DIRECTIONS FOR THIS TASK >>
All of the material below is to be repeated exactly.

SUPPLIED INFORMATION >>
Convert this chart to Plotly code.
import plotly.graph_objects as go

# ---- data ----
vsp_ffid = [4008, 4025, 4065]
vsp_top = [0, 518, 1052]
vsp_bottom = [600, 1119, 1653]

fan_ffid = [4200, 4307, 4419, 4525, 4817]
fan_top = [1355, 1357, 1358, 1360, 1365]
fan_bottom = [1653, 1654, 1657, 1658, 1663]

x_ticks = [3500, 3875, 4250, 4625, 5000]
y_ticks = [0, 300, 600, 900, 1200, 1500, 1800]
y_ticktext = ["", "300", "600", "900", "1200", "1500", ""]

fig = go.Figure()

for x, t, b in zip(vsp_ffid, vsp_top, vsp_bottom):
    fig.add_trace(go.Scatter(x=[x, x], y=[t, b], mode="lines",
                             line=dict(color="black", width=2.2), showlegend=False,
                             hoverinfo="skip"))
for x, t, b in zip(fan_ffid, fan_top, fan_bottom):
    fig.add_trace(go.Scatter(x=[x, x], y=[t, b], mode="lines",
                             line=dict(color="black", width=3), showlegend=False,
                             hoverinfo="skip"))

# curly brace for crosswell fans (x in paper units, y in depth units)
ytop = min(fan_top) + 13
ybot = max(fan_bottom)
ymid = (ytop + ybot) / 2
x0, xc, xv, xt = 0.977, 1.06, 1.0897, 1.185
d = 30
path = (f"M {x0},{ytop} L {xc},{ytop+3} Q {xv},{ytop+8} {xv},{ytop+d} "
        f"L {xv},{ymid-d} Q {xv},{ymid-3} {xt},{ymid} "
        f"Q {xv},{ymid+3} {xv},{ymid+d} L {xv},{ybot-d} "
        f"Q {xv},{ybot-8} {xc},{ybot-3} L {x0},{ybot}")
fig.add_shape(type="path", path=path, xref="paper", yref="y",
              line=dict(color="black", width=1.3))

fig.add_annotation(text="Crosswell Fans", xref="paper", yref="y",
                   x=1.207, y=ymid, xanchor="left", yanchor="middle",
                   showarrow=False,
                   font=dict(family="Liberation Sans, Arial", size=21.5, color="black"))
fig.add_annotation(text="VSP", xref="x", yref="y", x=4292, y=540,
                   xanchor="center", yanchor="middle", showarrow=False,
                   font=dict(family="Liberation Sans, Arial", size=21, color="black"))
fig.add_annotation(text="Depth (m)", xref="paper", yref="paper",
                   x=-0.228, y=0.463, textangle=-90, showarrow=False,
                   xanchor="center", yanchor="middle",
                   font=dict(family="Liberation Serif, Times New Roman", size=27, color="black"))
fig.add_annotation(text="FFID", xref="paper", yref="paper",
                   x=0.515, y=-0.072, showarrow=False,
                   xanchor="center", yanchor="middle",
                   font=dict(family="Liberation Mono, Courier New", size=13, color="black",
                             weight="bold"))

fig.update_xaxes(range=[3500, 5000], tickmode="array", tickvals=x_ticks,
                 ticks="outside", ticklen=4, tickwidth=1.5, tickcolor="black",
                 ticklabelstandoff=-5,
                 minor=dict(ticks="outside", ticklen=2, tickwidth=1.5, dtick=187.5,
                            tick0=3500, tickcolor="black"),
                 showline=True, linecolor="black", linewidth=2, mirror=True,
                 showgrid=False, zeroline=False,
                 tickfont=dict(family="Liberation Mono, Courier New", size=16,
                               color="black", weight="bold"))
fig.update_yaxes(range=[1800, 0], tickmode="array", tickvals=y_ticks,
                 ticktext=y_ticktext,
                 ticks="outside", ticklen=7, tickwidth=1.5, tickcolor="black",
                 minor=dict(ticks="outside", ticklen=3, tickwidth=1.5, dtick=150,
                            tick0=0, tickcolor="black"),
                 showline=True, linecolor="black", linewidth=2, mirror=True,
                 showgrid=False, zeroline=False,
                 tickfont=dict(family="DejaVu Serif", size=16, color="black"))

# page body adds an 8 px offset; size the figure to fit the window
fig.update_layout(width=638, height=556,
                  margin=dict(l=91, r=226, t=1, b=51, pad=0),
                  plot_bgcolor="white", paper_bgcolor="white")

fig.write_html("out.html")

RESULT BELOW >>
Convert this chart to Plotly code.
import plotly.graph_objects as go

# ---- data ----
vsp_ffid = [4008, 4025, 4065]
vsp_top = [0, 518, 1052]
vsp_bottom = [600, 1119, 1653]

fan_ffid = [4200, 4307, 4419, 4525, 4817]
fan_top = [1355, 1357, 1358, 1360, 1365]
fan_bottom = [1653, 1654, 1657, 1658, 1663]

x_ticks = [3500, 3875, 4250, 4625, 5000]
y_ticks = [0, 300, 600, 900, 1200, 1500, 1800]
y_ticktext = ["", "300", "600", "900", "1200", "1500", ""]

fig = go.Figure()

for x, t, b in zip(vsp_ffid, vsp_top, vsp_bottom):
    fig.add_trace(go.Scatter(x=[x, x], y=[t, b], mode="lines",
                             line=dict(color="black", width=2.2), showlegend=False,
                             hoverinfo="skip"))
for x, t, b in zip(fan_ffid, fan_top, fan_bottom):
    fig.add_trace(go.Scatter(x=[x, x], y=[t, b], mode="lines",
                             line=dict(color="black", width=3), showlegend=False,
                             hoverinfo="skip"))

# curly brace for crosswell fans (x in paper units, y in depth units)
ytop = min(fan_top) + 13
ybot = max(fan_bottom)
ymid = (ytop + ybot) / 2
x0, xc, xv, xt = 0.977, 1.06, 1.0897, 1.185
d = 30
path = (f"M {x0},{ytop} L {xc},{ytop+3} Q {xv},{ytop+8} {xv},{ytop+d} "
        f"L {xv},{ymid-d} Q {xv},{ymid-3} {xt},{ymid} "
        f"Q {xv},{ymid+3} {xv},{ymid+d} L {xv},{ybot-d} "
        f"Q {xv},{ybot-8} {xc},{ybot-3} L {x0},{ybot}")
fig.add_shape(type="path", path=path, xref="paper", yref="y",
              line=dict(color="black", width=1.3))

fig.add_annotation(text="Crosswell Fans", xref="paper", yref="y",
                   x=1.207, y=ymid, xanchor="left", yanchor="middle",
                   showarrow=False,
                   font=dict(family="Liberation Sans, Arial", size=21.5, color="black"))
fig.add_annotation(text="VSP", xref="x", yref="y", x=4292, y=540,
                   xanchor="center", yanchor="middle", showarrow=False,
                   font=dict(family="Liberation Sans, Arial", size=21, color="black"))
fig.add_annotation(text="Depth (m)", xref="paper", yref="paper",
                   x=-0.228, y=0.463, textangle=-90, showarrow=False,
                   xanchor="center", yanchor="middle",
                   font=dict(family="Liberation Serif, Times New Roman", size=27, color="black"))
fig.add_annotation(text="FFID", xref="paper", yref="paper",
                   x=0.515, y=-0.072, showarrow=False,
                   xanchor="center", yanchor="middle",
                   font=dict(family="Liberation Mono, Courier New", size=13, color="black",
                             weight="bold"))

fig.update_xaxes(range=[3500, 5000], tickmode="array", tickvals=x_ticks,
                 ticks="outside", ticklen=4, tickwidth=1.5, tickcolor="black",
                 ticklabelstandoff=-5,
                 minor=dict(ticks="outside", ticklen=2, tickwidth=1.5, dtick=187.5,
                            tick0=3500, tickcolor="black"),
                 showline=True, linecolor="black", linewidth=2, mirror=True,
                 showgrid=False, zeroline=False,
                 tickfont=dict(family="Liberation Mono, Courier New", size=16,
                               color="black", weight="bold"))
fig.update_yaxes(range=[1800, 0], tickmode="array", tickvals=y_ticks,
                 ticktext=y_ticktext,
                 ticks="outside", ticklen=7, tickwidth=1.5, tickcolor="black",
                 minor=dict(ticks="outside", ticklen=3, tickwidth=1.5, dtick=150,
                            tick0=0, tickcolor="black"),
                 showline=True, linecolor="black", linewidth=2, mirror=True,
                 showgrid=False, zeroline=False,
                 tickfont=dict(family="DejaVu Serif", size=16, color="black"))

# page body adds an 8 px offset; size the figure to fit the window
fig.update_layout(width=638, height=556,
                  margin=dict(l=91, r=226, t=1, b=51, pad=0),
                  plot_bgcolor="white", paper_bgcolor="white")

fig.write_html("out.html")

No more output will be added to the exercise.